Aging is the main known risk factor for sporadic forms of neurodegenerative diseases associated with aberrant protein aggregation such as Alzheimer’s disease and Parkinson’s disease. Still we do not understand how aging contributes to pathogenesis. Significantly, we discovered that part of the proteome aggregates in aged Caenorhabditis elegans (DOI: 10.1371/journal.pbio.1000450). These results have since been confirmed in other organisms including mammals. Therefore protein aggregation is not restricted to a disease context as previously assumed but rather a major problem that the organism is confronted with during normal aging.
This novel marker of aging gives us the unprecedented opportunity to discover unique endogenous mechanisms responsible for promoting a healthy proteome. In particular, we aim to understand how longevity-related pathways deal with protein aggregation. Another main aspect of our research is to characterize the similarities and differences between age-dependent protein aggregation and disease-associated protein aggregation. Most importantly we are exploring how age-dependent protein aggregation is linked to unhealthy aging and neurodegeneration.

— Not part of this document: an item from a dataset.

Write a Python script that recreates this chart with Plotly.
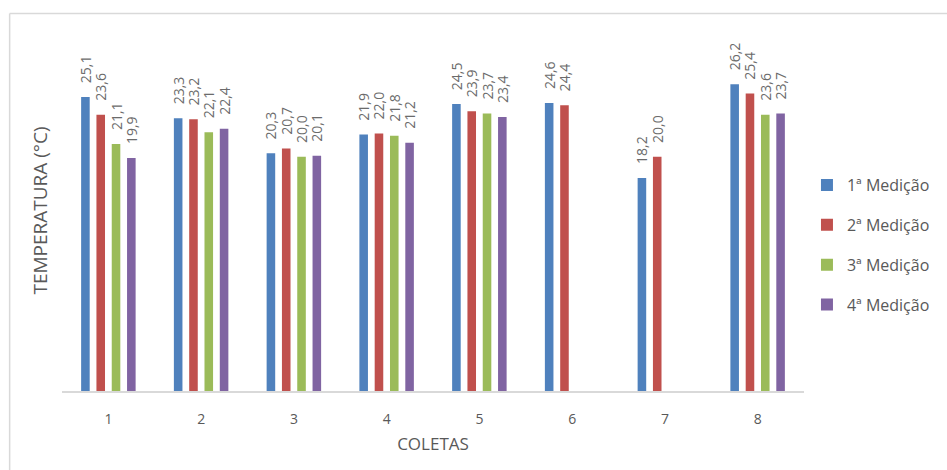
import plotly.graph_objects as go

# Coletas (sampling rounds) and temperature readings per measurement
coletas = ["1", "2", "3", "4", "5", "6", "7", "8"]
medicao_1 = [25.1, 23.3, 20.3, 21.9, 24.5, 24.6, 18.2, 26.2]
medicao_2 = [23.6, 23.2, 20.7, 22.0, 23.9, 24.4, 20.0, 25.4]
medicao_3 = [21.1, 22.1, 20.0, 21.8, 23.7, None, None, 23.6]
medicao_4 = [19.9, 22.4, 20.1, 21.2, 23.4, None, None, 23.7]

series_names = ["1ª Medição", "2ª Medição", "3ª Medição", "4ª Medição"]
series_values = [medicao_1, medicao_2, medicao_3, medicao_4]
series_colors = ["#4F81BD", "#C0504D", "#9BBB59", "#8064A2"]

FONT = "Open Sans"
PAD = "\u00a0\u00a0\u00a0"  # lift of the value labels above the bar tops


def fmt(v):
    return "" if v is None else PAD + f"{v:.1f}".replace(".", ",")


fig = go.Figure()
for i, (name, vals, color) in enumerate(zip(series_names, series_values, series_colors)):
    fig.add_trace(go.Bar(
        x=coletas,
        y=vals,
        name=name,
        legendgroup=f"g{i}",
        marker=dict(color=color, line=dict(width=0)),
        text=[fmt(v) for v in vals],
        textposition="outside",
        textangle=-90,
        constraintext="none",
        textfont=dict(family=FONT, size=14, color="#6b6b6b"),
        cliponaxis=False,
    ))

# Plot-area geometry in pixels (used to place the outer frame lines)
W, H = 947, 470
L, R, T, B = 62, 141, 30, 79
pw, ph = W - L - R, H - T - B
fx = (9.5 - L) / pw
fy = (H - B - 13.5) / ph

fig.update_layout(
    width=W,
    height=H,
    margin=dict(l=L, r=R, t=T, b=B),
    paper_bgcolor="white",
    plot_bgcolor="white",
    barmode="group",
    bargap=0.34,
    bargroupgap=0.44,
    uniformtext=dict(mode=False),
    font=dict(family=FONT, color="#595959"),
    xaxis=dict(
        showline=True,
        linecolor="#d9d9d9",
        linewidth=1.5,
        ticks="",
        ticklabelstandoff=14,
        showgrid=False,
        tickfont=dict(family=FONT, size=14, color="#595959"),
        title=dict(text="COLETAS", font=dict(family=FONT, size=17, color="#595959"), standoff=12),
    ),
    yaxis=dict(
        range=[0, 30.83],
        showline=False,
        showgrid=False,
        zeroline=False,
        showticklabels=False,
        ticks="",
        title=dict(text="TEMPERATURA (°C)", font=dict(family=FONT, size=19, color="#595959"), standoff=8),
    ),
    legend=dict(
        x=1.004,
        xanchor="left",
        y=0.404,
        yanchor="middle",
        traceorder="grouped",
        tracegroupgap=16,
        font=dict(family=FONT, size=16, color="#595959"),
        itemwidth=30,
    ),
    shapes=[
        dict(type="line", xref="paper", yref="paper", x0=fx, x1=fx, y0=-1, y1=fy,
             line=dict(color="#d9d9d9", width=1.5)),
        dict(type="line", xref="paper", yref="paper", x0=fx, x1=2, y0=fy, y1=fy,
             line=dict(color="#d9d9d9", width=1.5)),
    ],
)

fig.write_html("out.html")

The model organism of choice used in our lab is the 1mm-long nematode C. elegans. With a short lifespan and its relative simplicity, this organism is an ideal model for aging research. We use a combination of genetic, biochemical, proteomic, microfluidic and high-resolution imaging techniques to investigate protein aggregation in C. elegans.
Some recent highlights from our lab show how changes with age could contribute to pathogenesis in neurodegenerative diseases:
In Groh et al. (DOI: 10.3389/fnagi.2017.00138), we prove for the first time that minute amounts of age-dependent protein aggregates cross-seed amyloid-β aggregation found in Alzheimer’ disease. Specifically, aggregates formed during middle-age in C. elegans initiated early amyloid-β aggregation in vitro. Confirming the relevance for mammals, we obtained similar effects using aggregates from aged wild-type mouse brains. Promising results using C. elegans suggest that cross-seeding is also likely to happen in vivo. Thus this proof-of-concept study provides experimental evidence for a direct link between the molecular mechanisms of aging and pathogenesis.

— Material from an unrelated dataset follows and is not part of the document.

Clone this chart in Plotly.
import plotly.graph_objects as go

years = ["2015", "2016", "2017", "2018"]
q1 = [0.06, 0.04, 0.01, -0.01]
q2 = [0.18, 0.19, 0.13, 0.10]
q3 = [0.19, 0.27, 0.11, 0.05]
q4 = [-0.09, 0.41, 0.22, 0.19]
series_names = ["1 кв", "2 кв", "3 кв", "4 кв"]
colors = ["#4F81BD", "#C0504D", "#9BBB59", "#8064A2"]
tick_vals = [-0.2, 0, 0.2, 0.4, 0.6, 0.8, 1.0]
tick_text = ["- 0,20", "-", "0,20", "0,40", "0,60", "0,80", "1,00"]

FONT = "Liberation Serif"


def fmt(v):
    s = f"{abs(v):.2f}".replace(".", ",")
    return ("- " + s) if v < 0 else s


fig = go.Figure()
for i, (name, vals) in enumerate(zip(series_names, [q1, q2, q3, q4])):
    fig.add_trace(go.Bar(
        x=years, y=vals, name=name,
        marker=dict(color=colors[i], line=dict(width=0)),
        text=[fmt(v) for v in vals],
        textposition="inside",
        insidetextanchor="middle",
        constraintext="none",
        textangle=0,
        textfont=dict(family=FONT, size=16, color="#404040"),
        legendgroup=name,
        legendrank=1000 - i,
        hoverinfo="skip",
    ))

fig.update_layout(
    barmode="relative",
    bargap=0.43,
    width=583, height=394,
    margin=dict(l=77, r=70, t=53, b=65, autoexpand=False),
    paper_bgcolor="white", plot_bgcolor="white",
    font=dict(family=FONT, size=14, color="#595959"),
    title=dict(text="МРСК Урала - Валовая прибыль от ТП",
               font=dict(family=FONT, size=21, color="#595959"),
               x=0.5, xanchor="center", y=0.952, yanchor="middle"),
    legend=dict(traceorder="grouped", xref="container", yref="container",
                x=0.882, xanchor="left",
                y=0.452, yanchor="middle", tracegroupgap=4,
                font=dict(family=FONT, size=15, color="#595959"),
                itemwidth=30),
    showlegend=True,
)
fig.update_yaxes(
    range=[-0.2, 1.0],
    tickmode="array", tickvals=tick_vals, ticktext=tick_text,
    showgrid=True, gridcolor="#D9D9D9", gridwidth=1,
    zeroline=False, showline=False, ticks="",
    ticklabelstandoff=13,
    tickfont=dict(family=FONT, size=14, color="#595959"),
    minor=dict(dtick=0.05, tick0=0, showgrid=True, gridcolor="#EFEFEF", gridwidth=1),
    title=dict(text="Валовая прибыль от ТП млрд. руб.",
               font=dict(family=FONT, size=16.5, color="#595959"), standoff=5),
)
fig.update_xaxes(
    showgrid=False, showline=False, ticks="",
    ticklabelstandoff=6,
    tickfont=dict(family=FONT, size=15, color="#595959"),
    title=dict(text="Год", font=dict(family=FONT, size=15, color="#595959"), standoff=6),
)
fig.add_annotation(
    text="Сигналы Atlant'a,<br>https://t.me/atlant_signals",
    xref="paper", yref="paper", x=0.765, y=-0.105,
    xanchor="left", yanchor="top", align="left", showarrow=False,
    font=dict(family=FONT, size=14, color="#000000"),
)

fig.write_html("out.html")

In Lechler et al. (DOI: 10.1016/j.celrep.2016.12.033 and 10.1080/19336896.2017.1356559), we demonstrate the inherent aggregation propensity of key stress granule proteins in aging C. elegans. Importantly, we found that animals with stress granule aggregates were less fit compared to those without aggregation. Significantly, we discovered that maintaining dynamic stress granule proteins was a priority in long-lived animals. Overall, these findings help explain why stress granule proteins are often found in pathological protein aggregates and emphasize their potential role in promoting neurodegeneration.